IIRC, the US mint has said it would cost them more than one cent to make any penny at this point.
I paid cash at a self-checkout in Loblaw’s last night. They had a sign saying that the machines would continue to take and dispense pennies. I guess the software can’t deal with rounding yet.
Poor Penny felt ground down by rejection.
Fees: $354.00
HST@13%: 46.02
Total owed: $400.02
Paid cash: 400.00
Unless electing to not include work in progress, then write off the two cents as a bad debt and claim 13% of that two cents as an input tax credit.
By god I should have been an accountant! (Well, maybe not.)
I got a price adjustment last week on some electronics hardware I’d bought that turned out later to be open-box. The staff noted that the discount amount got “adjusted” due to penny-rounding to… $1.58. Apparently their system is rounding prices, then applying GST. :rolleyes: Not that VISA cared one way or another, of course.
I work for a small software company that’s made a few custom products that take payment, calculate various taxes, etc. It’s a lot of work to do this properly - sometimes I wonder why we bother.
Credit and debit payments aren’t rounded; they’ll still be calculated to the correct cent, since it’s just an electronic transfer anyway.
I failed my post-penny life skills exercise the other day. I bought a stamp: “That’s 71¢, but you can give me 70.” I didn’t have exact change, so I gave him a loonie. . . and a penny. I’m so used to minimizing the change in my wallet that it didn’t occur to me what I was doing.
(I’ve also picked up several “lucky” pennies, and 7-11s are still giving them in change, so they’re still circulating in my world.)

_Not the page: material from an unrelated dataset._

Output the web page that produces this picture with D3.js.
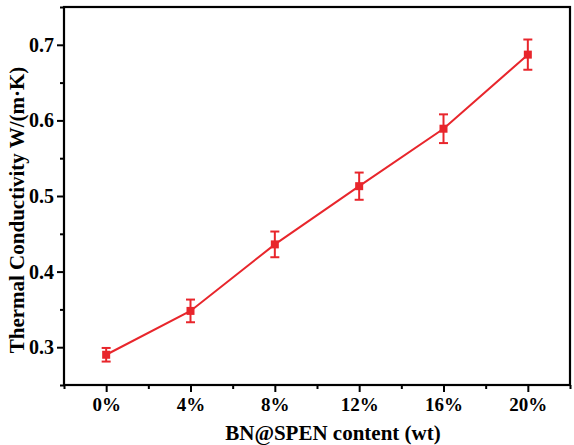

I imagine my next trip to the States is going to feel even weirder, with their archaic one-cent coins and archaic one-dollar bills. When I was growing up, both the US and Canada has one-dollar bills, but now it just seems so old-fashioned.
I don’t think it’ll seem much weirder than it has in the past. All coined money in this country has already been pretty much demonetized on a de facto basis in that it’s almost impossible to use coins only to pay for any significant purchase. The denominations, sizes, and weights of the coins are too archaic. The only reason anyone offers coins in payment is to avoid getting more pennies and nickels in change.